Il y a dans la politique marocaine une règle non écrite, presque sacrée : aucun chef de gouvernement n’a jamais effectué deux mandats successifs. Ni Benkirane, ni Abbas El Fassi, ni même les technocrates les plus adoubés. Tous ont eu droit à un mandat, jamais deux.
Et Aziz Akhannouch, longtemps porté par son écosystème oligarchique et la solidité de sa majorité, voit aujourd’hui cette architecture se fissurer sous la pression de la rue. Les appels à sa démission se multiplient, la colère monte, et l’usure politique s’installe.
Non pas parce qu’il manquerait de relais institutionnels, mais parce qu’il fait désormais face à une crise de légitimité sans précédent, où la question n’est plus de savoir s’il rempilera, mais s’il tiendra jusqu’à la fin du mandat.
Une constante politique : le temps du mandat unique
Depuis l’instauration du gouvernement parlementaire moderne, le Maroc n’a jamais reconduit un chef de gouvernement. L’histoire politique du Royaume, marquée par la verticalité du pouvoir et la recherche d’équilibre entre les institutions, ne tolère pas la routine à la primature.
Chaque chef incarne un cycle : celui de la confiance, de la mise en œuvre et du relais. La reconduction d’un Premier ministre ne s’est jamais produite, non pas par sanction, mais par logique institutionnelle. Le changement de tête du gouvernement, au Maroc, est une manière de préserver la stabilité sans la rigidifier.
Aujourd’hui pourtant, le cycle Akhannouch pourrait se clore plus tôt que prévu. La légitimité électorale de 2021 s’effrite, la majorité s’étiole, et la rue impose un calendrier que la Constitution n’avait pas anticipé.
Akhannouch face à la mécanique du pouvoir et le rejet de la jeunesse
Aziz Akhannouch a incarné un moment : celui de la stabilisation post-pandémie, du déploiement des grands chantiers royaux et de la relance des investissements.
Mais depuis l’automne 2025, tout s’est inversé.

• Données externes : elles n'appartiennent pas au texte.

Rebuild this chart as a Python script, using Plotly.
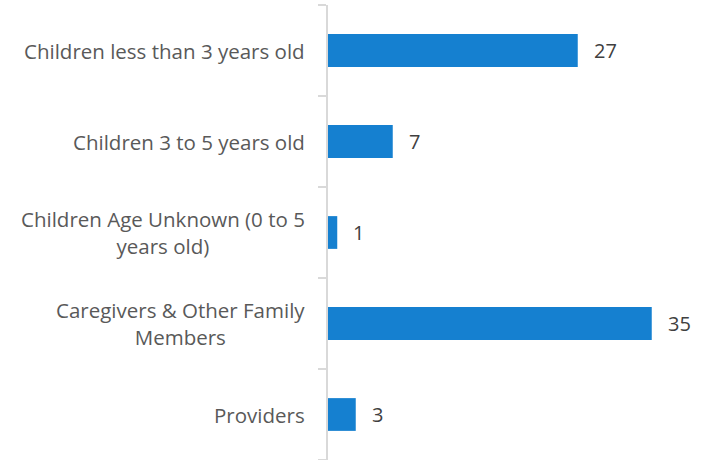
import plotly.graph_objects as go

categorias = [
    "Children less than 3 years old",
    "Children 3 to 5 years old",
    "Children Age Unknown (0 to 5<br>years old)",
    "Caregivers & Other Family<br>Members",
    "Providers",
]
valores = [27, 7, 1, 35, 3]

azul = "#1580d0"
gris = "#d9d9d9"

fig = go.Figure(
    go.Bar(
        x=valores,
        y=categorias,
        orientation="h",
        marker=dict(color=azul, line=dict(width=0)),
        hoverinfo="skip",
    )
)

anotaciones = []
for cat, val in zip(categorias, valores):
    # etiqueta de categoria (centrada en varias lineas)
    anotaciones.append(dict(
        x=0, xref="paper", y=cat, yref="y",
        text=cat, showarrow=False, xanchor="right", align="center",
        xshift=-21, font=dict(size=20.5, color="#595959"),
    ))
    # etiqueta de valor
    anotaciones.append(dict(
        x=val, xref="x", y=cat, yref="y",
        text=str(val), showarrow=False, xanchor="left",
        xshift=14, font=dict(size=20, color="#404040"),
    ))

fig.update_layout(
    width=709,
    height=460,
    margin=dict(l=328, r=11, t=5, b=0),
    paper_bgcolor="white",
    plot_bgcolor="white",
    font=dict(family="Open Sans, sans-serif"),
    bargap=0.64,
    showlegend=False,
    annotations=anotaciones,
    xaxis=dict(range=[0, 40], visible=False, fixedrange=True),
    yaxis=dict(
        categoryorder="array",
        categoryarray=categorias[::-1],
        showticklabels=False,
        showline=True,
        linecolor=gris,
        linewidth=2,
        ticks="outside",
        ticklen=8,
        tickcolor=gris,
        tickwidth=1.5,
        tickson="boundaries",
        showgrid=False,
        zeroline=False,
        fixedrange=True,
    ),
)

# quitar el margen del body para que el grafico quede en 0,0
fig.write_html(
    "out.html",
    config={"displayModeBar": False},
    post_script="document.body.style.margin='0';",
)
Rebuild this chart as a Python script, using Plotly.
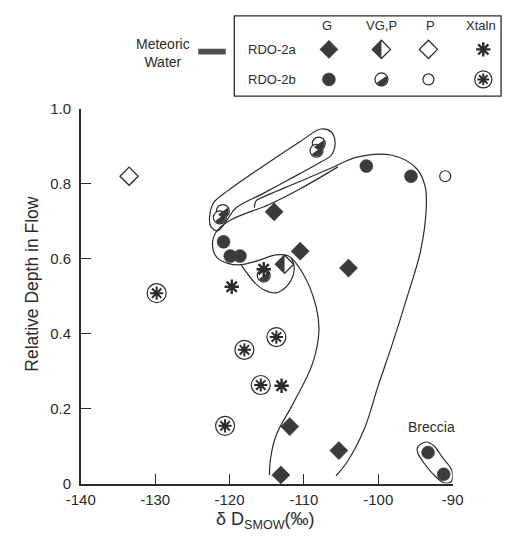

Le mouvement GenZ212, né sur les réseaux sociaux, a cessé d’être une agitation marginale pour devenir une onde politique structurée.
Des milliers de jeunes Marocains, connectés, informés et déterminés, réclament la démission immédiate du chef du gouvernement, symbole à leurs yeux d’un système économique fermé, inégalitaire et déconnecté du quotidien.
Les slogans sont sans ambiguïté : « Akhannouch dégage ! », « Nous ne voulons pas de stades, mais des hôpitaux ! » Ce ne sont plus des revendications sociales : c’est une crise de représentation.
Le Premier ministre, autrefois incarnation de la réussite marocaine, est devenu avec Aziz Akhannouch le visage d’une fonction en perte de légitimité. Sa communication se retourne contre lui. Chaque mot prononcé est disséqué, moqué, amplifié. Les ministres sont décriés, les partis de la majorité s’éloignent, et certains alliés se préparent déjà à la recomposition.
Akhannouch se retrouve seul, au centre d’une tempête politique et générationnelle.
La «règle du mandat unique» n’est plus une constante historique : elle se transforme en issue de secours. Dans un système où la stabilité passe avant tout, un remaniement profond, voire un changement de chef du gouvernement, apparaît désormais comme un scénario plausible.
Un pouvoir qui se renouvelle sans se renier
Au Maroc, le changement de chef du gouvernement ne signifie pas rupture du cap royal. C’est souvent une recomposition à l’intérieur du même projet d’État. L’alternance n’est pas idéologique, elle est fonctionnelle.
Quand le cycle d’un chef touche à sa fin, le système prépare la relève : nouveaux visages, nouvelle énergie, même continuité stratégique. Le Royaume a sa propre horloge, réglée sur la stabilité et la symbolique du mouvement.